• _WHAT THE TASK REQUIRES_
Don't include pictures. Quote the lines below from the first through the line that contains "const diamond = d3.symbol().type(d3.symbolSquare).size(200)()".
** START DATA SHOWN **
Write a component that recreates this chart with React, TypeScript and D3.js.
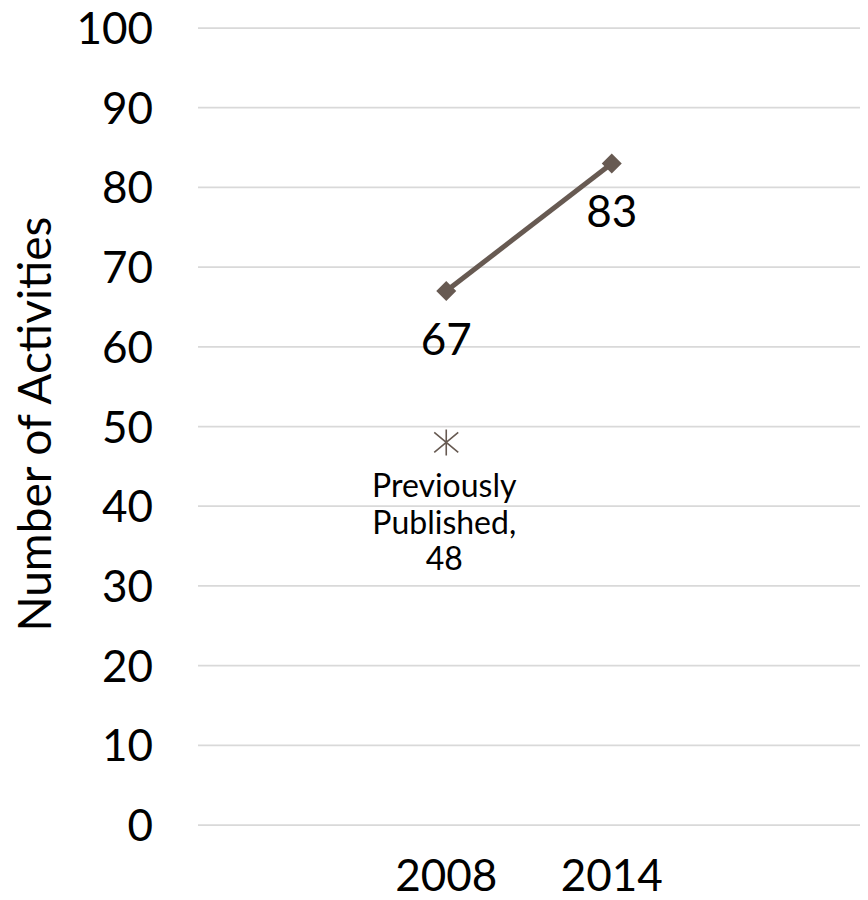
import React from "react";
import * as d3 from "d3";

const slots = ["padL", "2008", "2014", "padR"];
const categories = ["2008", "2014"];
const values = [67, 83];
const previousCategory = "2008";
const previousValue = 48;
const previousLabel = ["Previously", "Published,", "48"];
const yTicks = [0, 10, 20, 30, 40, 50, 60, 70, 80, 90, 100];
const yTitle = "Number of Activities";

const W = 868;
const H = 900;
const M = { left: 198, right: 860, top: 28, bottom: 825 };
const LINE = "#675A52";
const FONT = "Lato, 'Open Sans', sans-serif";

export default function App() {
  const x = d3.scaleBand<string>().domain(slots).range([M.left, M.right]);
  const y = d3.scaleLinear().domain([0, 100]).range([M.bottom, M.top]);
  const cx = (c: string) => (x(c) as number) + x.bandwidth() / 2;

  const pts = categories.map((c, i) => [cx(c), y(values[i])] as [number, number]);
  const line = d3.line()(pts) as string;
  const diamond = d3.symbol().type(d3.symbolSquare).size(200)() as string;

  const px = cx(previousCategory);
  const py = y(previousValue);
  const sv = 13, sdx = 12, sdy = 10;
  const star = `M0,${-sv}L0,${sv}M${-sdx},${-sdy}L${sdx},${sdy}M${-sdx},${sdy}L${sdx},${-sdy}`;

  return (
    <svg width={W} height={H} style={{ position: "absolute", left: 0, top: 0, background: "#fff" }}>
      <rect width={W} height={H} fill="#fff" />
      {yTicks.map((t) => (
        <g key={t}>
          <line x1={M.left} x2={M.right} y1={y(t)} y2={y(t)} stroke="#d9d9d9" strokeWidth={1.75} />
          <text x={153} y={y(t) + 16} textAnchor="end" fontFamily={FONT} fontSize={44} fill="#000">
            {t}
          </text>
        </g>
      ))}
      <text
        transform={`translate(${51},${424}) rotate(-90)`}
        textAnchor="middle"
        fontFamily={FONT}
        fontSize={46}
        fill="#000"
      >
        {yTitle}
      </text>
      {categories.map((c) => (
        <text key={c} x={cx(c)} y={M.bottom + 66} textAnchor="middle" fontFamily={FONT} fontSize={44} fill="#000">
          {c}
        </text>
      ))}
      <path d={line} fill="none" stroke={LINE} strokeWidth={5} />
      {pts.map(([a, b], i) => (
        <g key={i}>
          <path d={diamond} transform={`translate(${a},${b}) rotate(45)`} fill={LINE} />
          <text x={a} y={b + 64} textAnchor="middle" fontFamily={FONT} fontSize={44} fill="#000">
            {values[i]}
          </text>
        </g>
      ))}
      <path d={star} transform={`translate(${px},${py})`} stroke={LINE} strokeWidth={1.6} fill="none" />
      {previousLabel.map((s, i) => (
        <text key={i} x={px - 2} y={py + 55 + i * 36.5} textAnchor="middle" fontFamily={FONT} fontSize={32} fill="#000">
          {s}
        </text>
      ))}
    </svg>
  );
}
** END DATA SHOWN **
• _THE COMPLETED TASK_
Write a component that recreates this chart with React, TypeScript and D3.js.
import React from "react";
import * as d3 from "d3";

const slots = ["padL", "2008", "2014", "padR"];
const categories = ["2008", "2014"];
const values = [67, 83];
const previousCategory = "2008";
const previousValue = 48;
const previousLabel = ["Previously", "Published,", "48"];
const yTicks = [0, 10, 20, 30, 40, 50, 60, 70, 80, 90, 100];
const yTitle = "Number of Activities";

const W = 868;
const H = 900;
const M = { left: 198, right: 860, top: 28, bottom: 825 };
const LINE = "#675A52";
const FONT = "Lato, 'Open Sans', sans-serif";

export default function App() {
  const x = d3.scaleBand<string>().domain(slots).range([M.left, M.right]);
  const y = d3.scaleLinear().domain([0, 100]).range([M.bottom, M.top]);
  const cx = (c: string) => (x(c) as number) + x.bandwidth() / 2;

  const pts = categories.map((c, i) => [cx(c), y(values[i])] as [number, number]);
  const line = d3.line()(pts) as string;
  const diamond = d3.symbol().type(d3.symbolSquare).size(200)() as string;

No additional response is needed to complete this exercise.